The online community soon lost interest when positive results weren’t forthcoming. As days turned to weeks and weeks turn to months, the demand to Bring Back Our Girls faded. Most of those who initially shared the pleas on social media soon moved on to other causes and other concerns, including ALS water dunkings and outrage over the police shooting of an unarmed teenager in Ferguson, Missouri. Other important international news stories took precedence, from downed planes to Russia to other Muslim extremists in Iraq beheading Westerners.
Third, political and ethical pressures have prevented the return of the kidnapped girls. There have been several opportunities to bring back the captives, but none of them were politically viable for Nigeria and the United States. For example one option would be to simply buy the girls back from Boko Haram through intermediaries, since they were captured to be sold as slaves. While this would safely reunite the girls with their families and achieve a peaceful end to this hostage situation, this would put both countries in the position of participating in the slave trade and trafficking of humans — which of course is illegal and morally abhorrent.
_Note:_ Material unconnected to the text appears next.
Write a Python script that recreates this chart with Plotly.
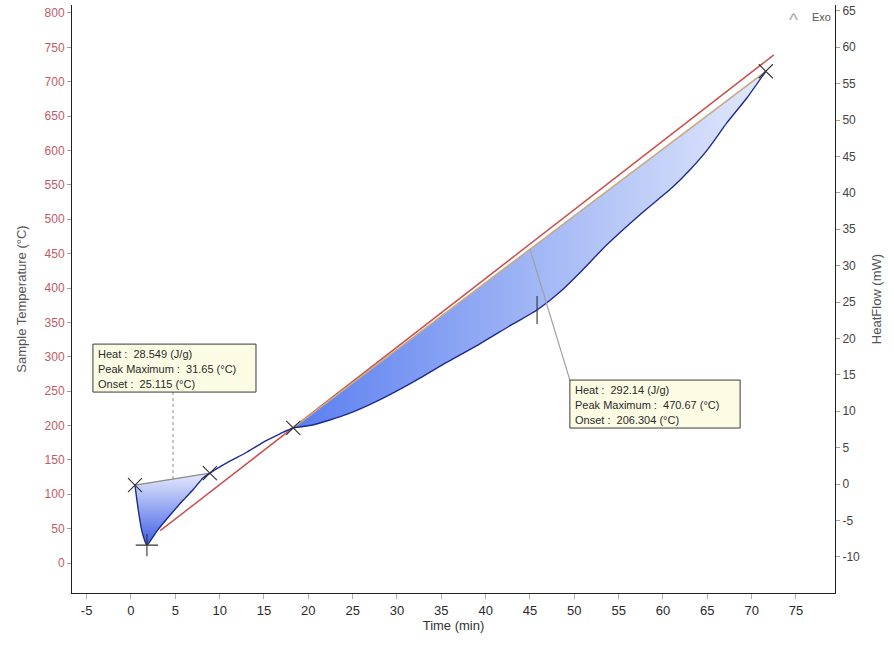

American officials could reframe the situation to avoid the slavery aspect by simply referring to the girls as “hostages” (regardless of what Boko Haram wishes to call them), and proceed to negotiate for their release, as governments around the world often do (whether they publicly acknowledge it or not). As noted here at Discovery News, informal overtures were made to Boko Haram about the possibility of making a deal for the girls’ return:
Some have expressed outrage at the practice, saying it encourages kidnapping and rewards terrorism, but the simple fact is that governments negotiate with terrorists all the time while officially denying it. The reason is simple: if a group has hostages you want returned alive and unharmed, there are very few options. Like it or not, the best way to get the desired outcome is to negotiate the release of hostages. Anything else, including — and especially — an armed military attack is likely to leave dozens of people (both terrorists and hostages) dead, which the government will likely be blamed for.
Boko Haram Expands
None of that happened, of course, and not only has Boko Haram refused to release its hostages as demanded, but their power has grown. In recent months Boko Haram operatives have targeted prominent political figures, including suicide bombings in Nigeria and the abduction of a vice prime minister’s wife in neighboring Cameroon. As an NBC News story noted, “The leader of the Nigerian terror group Boko Haram has established the world’s second Islamic ‘caliphate’ this summer and is seeking to cement his bloody rule on a territory that is now roughly the size of West Virginia…. the forces of Boko Haram have been racking up victories in northern Nigeria and violently imposing an equally harsh version of Islamic law on approximately 3 million civilians — including beheadings, forced marriages and the forced induction of children into its military forces.”
The Obama administration is understandably distracted by serious conflicts in Iraq, Syria, Russia, and elsewhere, and the Boko Haram hostage situation has created a very thorny political and ethical dilemma. The parents of the kidnapped girls, of course, don’t care whether Nigeria and the Western countries set political precedents or appear to appease terrorists or buy slaves. They just want their children returned, and hopefully a solution — whether military or diplomatic — will come soon.